[Input data]:
----

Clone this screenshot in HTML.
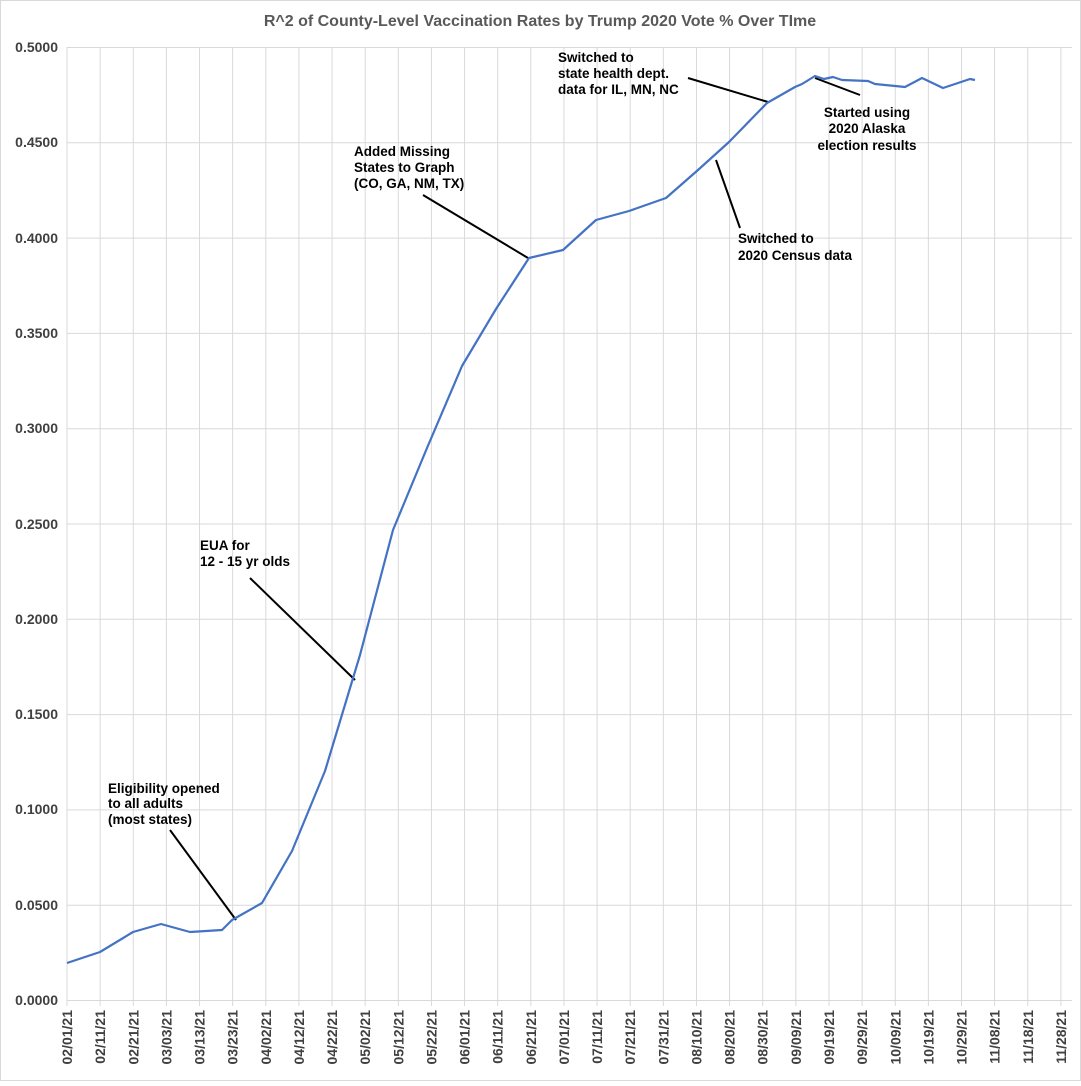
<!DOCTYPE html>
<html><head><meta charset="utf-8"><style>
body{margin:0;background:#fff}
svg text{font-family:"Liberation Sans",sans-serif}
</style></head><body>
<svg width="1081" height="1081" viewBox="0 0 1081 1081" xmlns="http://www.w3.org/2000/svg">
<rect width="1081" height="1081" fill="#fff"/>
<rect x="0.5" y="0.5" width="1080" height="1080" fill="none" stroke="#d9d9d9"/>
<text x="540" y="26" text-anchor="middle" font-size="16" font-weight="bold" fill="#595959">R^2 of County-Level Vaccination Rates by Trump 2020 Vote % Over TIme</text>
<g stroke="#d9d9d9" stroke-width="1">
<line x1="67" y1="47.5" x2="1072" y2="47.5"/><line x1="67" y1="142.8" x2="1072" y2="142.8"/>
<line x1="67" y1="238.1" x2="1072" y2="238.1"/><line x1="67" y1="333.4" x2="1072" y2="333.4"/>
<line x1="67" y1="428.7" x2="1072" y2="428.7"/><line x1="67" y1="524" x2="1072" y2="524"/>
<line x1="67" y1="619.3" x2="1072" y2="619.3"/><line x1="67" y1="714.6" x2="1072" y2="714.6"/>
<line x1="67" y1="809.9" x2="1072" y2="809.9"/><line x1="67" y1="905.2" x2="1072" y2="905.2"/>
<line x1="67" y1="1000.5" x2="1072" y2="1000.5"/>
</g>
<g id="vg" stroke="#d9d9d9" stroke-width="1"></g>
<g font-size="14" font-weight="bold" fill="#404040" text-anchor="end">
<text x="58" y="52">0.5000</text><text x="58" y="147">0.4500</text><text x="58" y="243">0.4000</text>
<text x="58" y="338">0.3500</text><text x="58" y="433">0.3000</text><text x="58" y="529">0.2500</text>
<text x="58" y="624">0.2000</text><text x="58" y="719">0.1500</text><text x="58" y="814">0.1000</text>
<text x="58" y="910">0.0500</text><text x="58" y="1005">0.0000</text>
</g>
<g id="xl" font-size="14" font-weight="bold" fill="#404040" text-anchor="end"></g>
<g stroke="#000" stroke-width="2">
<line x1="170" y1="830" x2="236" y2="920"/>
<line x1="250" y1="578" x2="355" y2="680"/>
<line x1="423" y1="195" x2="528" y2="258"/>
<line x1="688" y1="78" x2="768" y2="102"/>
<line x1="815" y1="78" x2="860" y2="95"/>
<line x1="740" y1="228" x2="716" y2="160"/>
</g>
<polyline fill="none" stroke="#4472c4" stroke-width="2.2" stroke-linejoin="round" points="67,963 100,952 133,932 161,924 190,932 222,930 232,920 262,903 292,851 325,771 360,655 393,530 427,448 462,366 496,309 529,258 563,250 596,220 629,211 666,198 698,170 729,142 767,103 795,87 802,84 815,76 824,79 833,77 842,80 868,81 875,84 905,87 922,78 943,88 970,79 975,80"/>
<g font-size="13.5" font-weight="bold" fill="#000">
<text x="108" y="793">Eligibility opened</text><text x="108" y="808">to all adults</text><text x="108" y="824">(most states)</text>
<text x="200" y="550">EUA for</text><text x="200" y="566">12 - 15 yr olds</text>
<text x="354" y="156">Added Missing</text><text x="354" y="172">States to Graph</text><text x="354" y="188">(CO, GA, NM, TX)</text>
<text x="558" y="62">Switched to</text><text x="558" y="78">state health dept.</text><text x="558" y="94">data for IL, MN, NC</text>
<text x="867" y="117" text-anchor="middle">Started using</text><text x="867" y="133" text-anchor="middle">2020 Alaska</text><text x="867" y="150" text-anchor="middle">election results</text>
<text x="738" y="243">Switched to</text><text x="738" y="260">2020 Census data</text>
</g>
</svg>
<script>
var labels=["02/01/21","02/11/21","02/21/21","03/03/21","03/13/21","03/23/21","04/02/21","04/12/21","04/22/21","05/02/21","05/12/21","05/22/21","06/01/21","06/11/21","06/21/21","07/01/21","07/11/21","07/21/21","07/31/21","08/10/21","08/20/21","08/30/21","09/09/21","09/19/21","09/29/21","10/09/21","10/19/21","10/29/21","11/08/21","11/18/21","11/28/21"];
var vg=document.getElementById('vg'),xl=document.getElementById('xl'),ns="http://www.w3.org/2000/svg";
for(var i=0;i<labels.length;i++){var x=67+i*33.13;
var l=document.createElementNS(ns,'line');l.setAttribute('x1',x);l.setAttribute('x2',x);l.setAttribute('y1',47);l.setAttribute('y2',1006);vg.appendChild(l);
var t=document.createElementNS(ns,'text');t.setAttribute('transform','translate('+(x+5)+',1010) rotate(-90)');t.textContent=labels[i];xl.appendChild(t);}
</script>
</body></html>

----

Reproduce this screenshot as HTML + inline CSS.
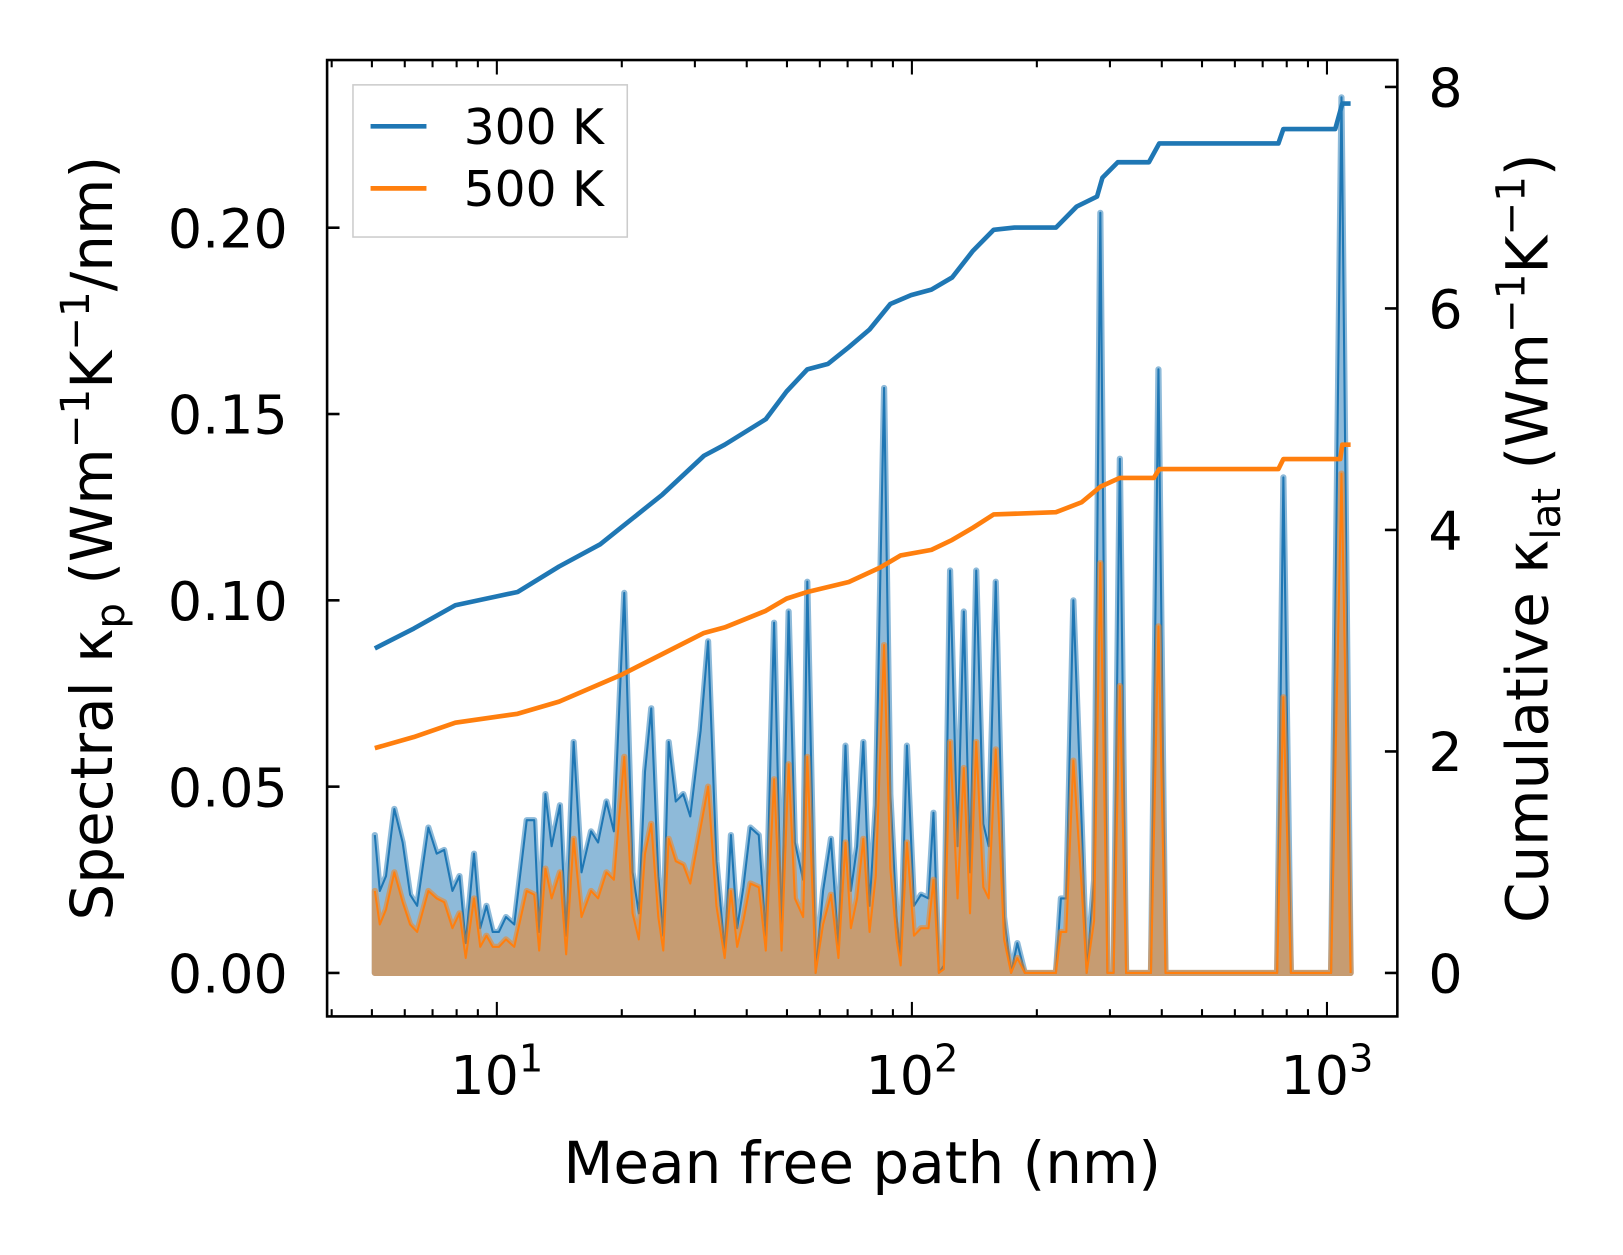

----

[What to produce]: Look through the entries above. Extract each line with the word "screenshot".

[Answer for the task]:
Clone this screenshot in HTML.
Reproduce this screenshot as HTML + inline CSS.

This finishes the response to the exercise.